My neighbourhood in New York is the latest to attract national attention over what should be a local issue: school allocation. First, it was Brooklyn Heights, a wealthy neighbourhood in which kids traditionally assigned to a high-performing state primary school were “re-zoned” into a low-performing one. Now, on the Upper West Side, Public School 199, which, as the New York Times pointed out this week, can happily raise $800,000 during the annual parents’ fundraising drive, is overcrowded and kids are being reassigned to a school 10 blocks south – Public School 191.
It’s a national story because, of course, the catchment area of the two schools cleaves along race and class lines: PS 199 is overwhelmingly white, with an 82% pass rate of the state’s standardised maths test. PS 191, classified by the department of education as “persistently dangerous”, is 87% black or Hispanic, drawing its kids largely from a social housing project and with a 9% pass rate. Less than a third of the teachers who work at PS 191 would recommend the school to parents.

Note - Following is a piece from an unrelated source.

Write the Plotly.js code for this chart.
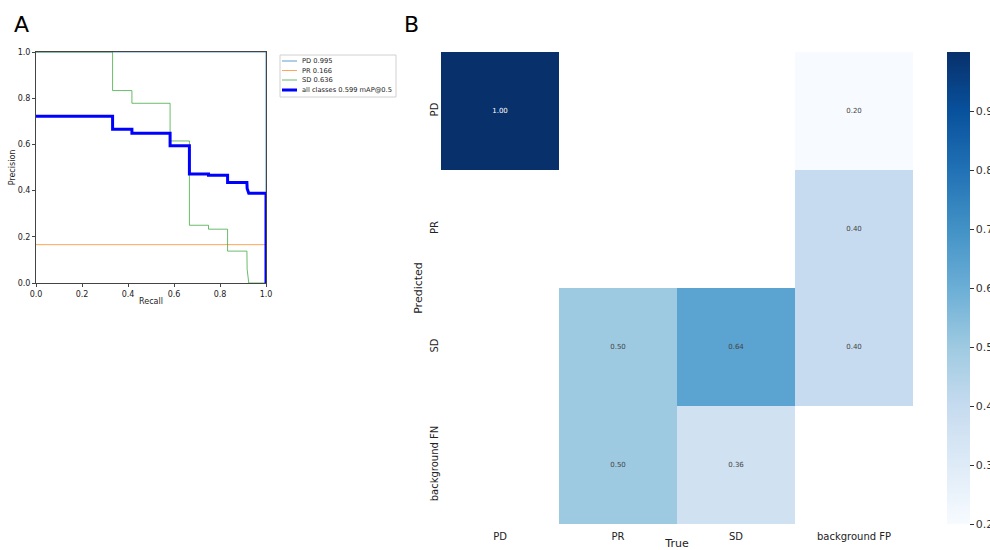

The takeaway from this is that the system is broken, and that if the two schools integrate as part of a “super-zone”, investment will eventually trickle from the wealthy to the deprived end of neighbourhood. But that will take time, and parents with kids who are about to start school are, understandably, flipping out. If my kids were older, I would be too.
Less understandably, one of the arguments they’re pursuing is how much they all paid for their apartments. My building, along with the Trump buildings next door, are among those that have been re-zoned, and our lobby is awash with appeals to sign petitions and attend meetings, with the advisory that this is an issue for everyone, not just for those with young children. And that’s not because society would be better off if we all clubbed together, but because if we get zoned out of PS 199 it will devalue our properties.

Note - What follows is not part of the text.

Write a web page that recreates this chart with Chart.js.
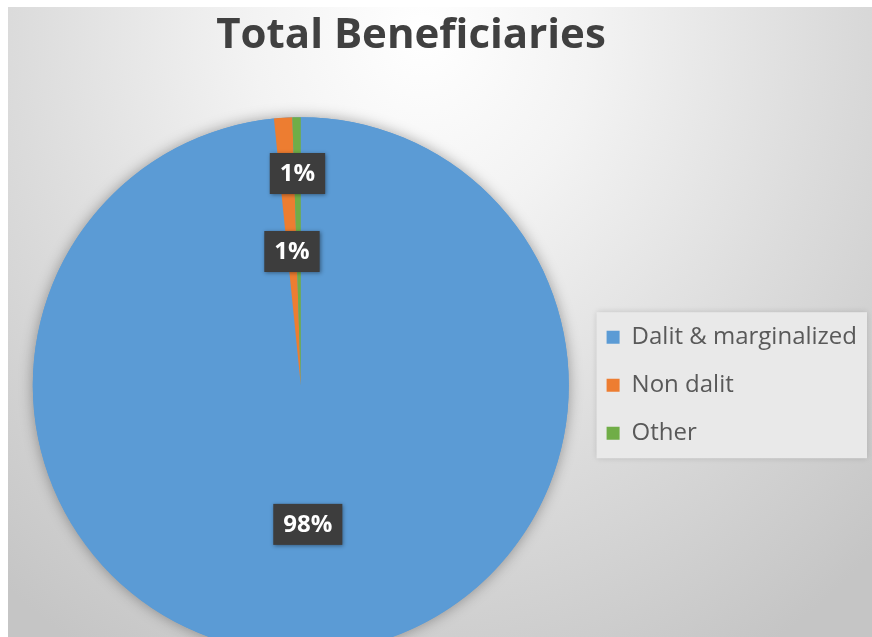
<!DOCTYPE html>
<html>
<head>
<meta charset="utf-8">
<script src="https://cdn.jsdelivr.net/npm/chart.js@4"></script>
<style>
  html, body { margin: 0; padding: 0; background: #ffffff; overflow: hidden; width: 872px; height: 637px; }
  #bg {
    position: absolute; left: 8px; top: 7px; width: 864px; height: 630px;
    background: radial-gradient(ellipse 75% 115% at 48% 4%, #ffffff 0%, #f3f3f3 26%, #dcdcdc 62%, #c5c5c5 100%);
  }
  #chart { position: absolute; left: 0; top: 0; }
</style>
</head>
<body>
<div id="bg"></div>
<canvas id="chart" width="872" height="700"></canvas>
<script>
const categories = ['Dalit & marginalized', 'Non dalit', 'Other'];
const shares = [98.4, 1.1, 0.5];
const sliceColors = ['#5B9BD5', '#ED7D31', '#70AD47'];
// how far out along the slice each label sits (fraction of radius)
const labelDepth = [0.52, 0.5, 0.79];

const total = shares.reduce((a, b) => a + b, 0);

const legendFont = { family: '"Open Sans"', size: 24 };
const legendPad = 24;
const legendBox = 13;

// work out the legend width so the pie lands where it should
const m = document.createElement('canvas').getContext('2d');
m.font = legendFont.size + 'px ' + legendFont.family;
const textW = Math.max(...categories.map(c => m.measureText(c).width));
const legendW = legendPad + legendBox + legendFont.size / 2 + textW + 10;
const legendLeft = 607 - legendPad;
const padRight = Math.max(0, Math.round(872 - (legendLeft + legendW)));
const padLeft = 2 * 301 - legendLeft;

// soft halo under the pie
const pieShadow = {
  id: 'pieShadow',
  beforeDatasetsDraw(chart) {
    const arc = chart.getDatasetMeta(0).data[0];
    if (!arc) return;
    const { x, y, outerRadius } = arc.getProps(['x', 'y', 'outerRadius'], true);
    const ctx = chart.ctx;
    ctx.save();
    ctx.shadowColor = 'rgba(0,0,0,0.35)';
    ctx.shadowBlur = 14;
    ctx.fillStyle = sliceColors[0];
    ctx.beginPath();
    ctx.arc(x, y, outerRadius, 0, Math.PI * 2);
    ctx.fill();
    ctx.restore();
  }
};

// dark callout boxes with the percentages
const sliceLabels = {
  id: 'sliceLabels',
  afterDatasetsDraw(chart) {
    const ctx = chart.ctx;
    const meta = chart.getDatasetMeta(0);
    ctx.save();
    ctx.font = 'bold 24px "Open Sans"';
    ctx.textAlign = 'center';
    ctx.textBaseline = 'middle';
    meta.data.forEach((arc, i) => {
      const p = arc.getProps(['x', 'y', 'startAngle', 'endAngle', 'outerRadius'], true);
      const mid = (p.startAngle + p.endAngle) / 2;
      const r = p.outerRadius * labelDepth[i];
      const cx = p.x + Math.cos(mid) * r;
      const cy = p.y + Math.sin(mid) * r;
      const text = Math.round(shares[i] / total * 100) + '%';
      const w = ctx.measureText(text).width + 20;
      const h = 41;
      ctx.shadowColor = 'rgba(0,0,0,0.4)';
      ctx.shadowBlur = 4;
      ctx.shadowOffsetX = 1;
      ctx.shadowOffsetY = 1;
      ctx.fillStyle = '#3d3d3d';
      ctx.fillRect(cx - w / 2, cy - h / 2, w, h);
      ctx.shadowColor = 'transparent';
      ctx.fillStyle = '#ffffff';
      ctx.fillText(text, cx, cy + 1);
    });
    ctx.restore();
  }
};

// light panel behind the legend
const legendPanel = {
  id: 'legendPanel',
  beforeDraw(chart) {
    const boxes = chart.legend && chart.legend.legendHitBoxes;
    if (!boxes || !boxes.length) return;
    const first = boxes[0];
    const last = boxes[boxes.length - 1];
    const ctx = chart.ctx;
    const x0 = first.left - 10;
    const y0 = first.top - 13;
    const y1 = last.top + last.height + 13;
    ctx.save();
    ctx.shadowColor = 'rgba(0,0,0,0.15)';
    ctx.shadowBlur = 6;
    ctx.fillStyle = '#e9e9e9';
    ctx.fillRect(x0, y0, 867 - x0, y1 - y0);
    ctx.restore();
  }
};

// the title sits over the whole chart frame, not the canvas centre
const titleSpan = {
  id: 'titleSpan',
  afterLayout(chart) {
    if (chart.titleBlock) {
      chart.titleBlock.left = 0;
      chart.titleBlock.right = 822;
    }
  }
};

new Chart(document.getElementById('chart'), {
  type: 'pie',
  data: {
    labels: categories,
    datasets: [{
      data: shares,
      backgroundColor: sliceColors,
      borderWidth: 0
    }]
  },
  options: {
    responsive: false,
    animation: false,
    devicePixelRatio: 1,
    radius: 268,
    layout: { padding: { left: padLeft, right: padRight, top: 0, bottom: 1 } },
    plugins: {
      title: {
        display: true,
        text: 'Total Beneficiaries',
        color: '#404040',
        font: { family: '"Open Sans"', size: 42, weight: 'bold' },
        padding: { top: 11, bottom: 10 }
      },
      legend: {
        position: 'right',
        fullSize: false,
        labels: {
          color: '#595959',
          font: legendFont,
          boxWidth: legendBox,
          boxHeight: legendBox,
          padding: legendPad
        }
      },
      tooltip: { enabled: false }
    }
  },
  plugins: [titleSpan, legendPanel, pieShadow, sliceLabels]
});
</script>
</body>
</html>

The New York Times canvassed a parent outside the posh school, who said: “I’m not racist but … we want the best for our children.” Which is fine; doesn’t everyone? He added, “We want the best for our property value” – which is how revolutions start. The school’s motto, by the way, is “Work hard, be kind”.
Absorbed by the cold war
I’m watching back-to-back episodes of The Americans at the moment, the television series set at the height of the cold war, when KGB agents were disguised as suburban Americans. The show has divided critics, but I love it. Unlike Mad Men, the period setting isn’t over-egged and the 1980s are represented by little more than brown cars and aggressively patterned turtlenecks. The protagonists, Elizabeth and Phil Jennings, are charmless, icy and dare you to like them even though they keep bumping people off and hate America. And like them one does, as the American programme-makers intended. It’s a wonderful example of the country’s self-image. There is nothing this culture can’t absorb.
Seeing red
It’s Halloween this weekend. My brown-haired baby will go as a shark, but I also have a red-haired baby, whose costume I’ve narrowed down to either Elizabeth I, Neil Kinnock or Rebekah Brooks – too scary?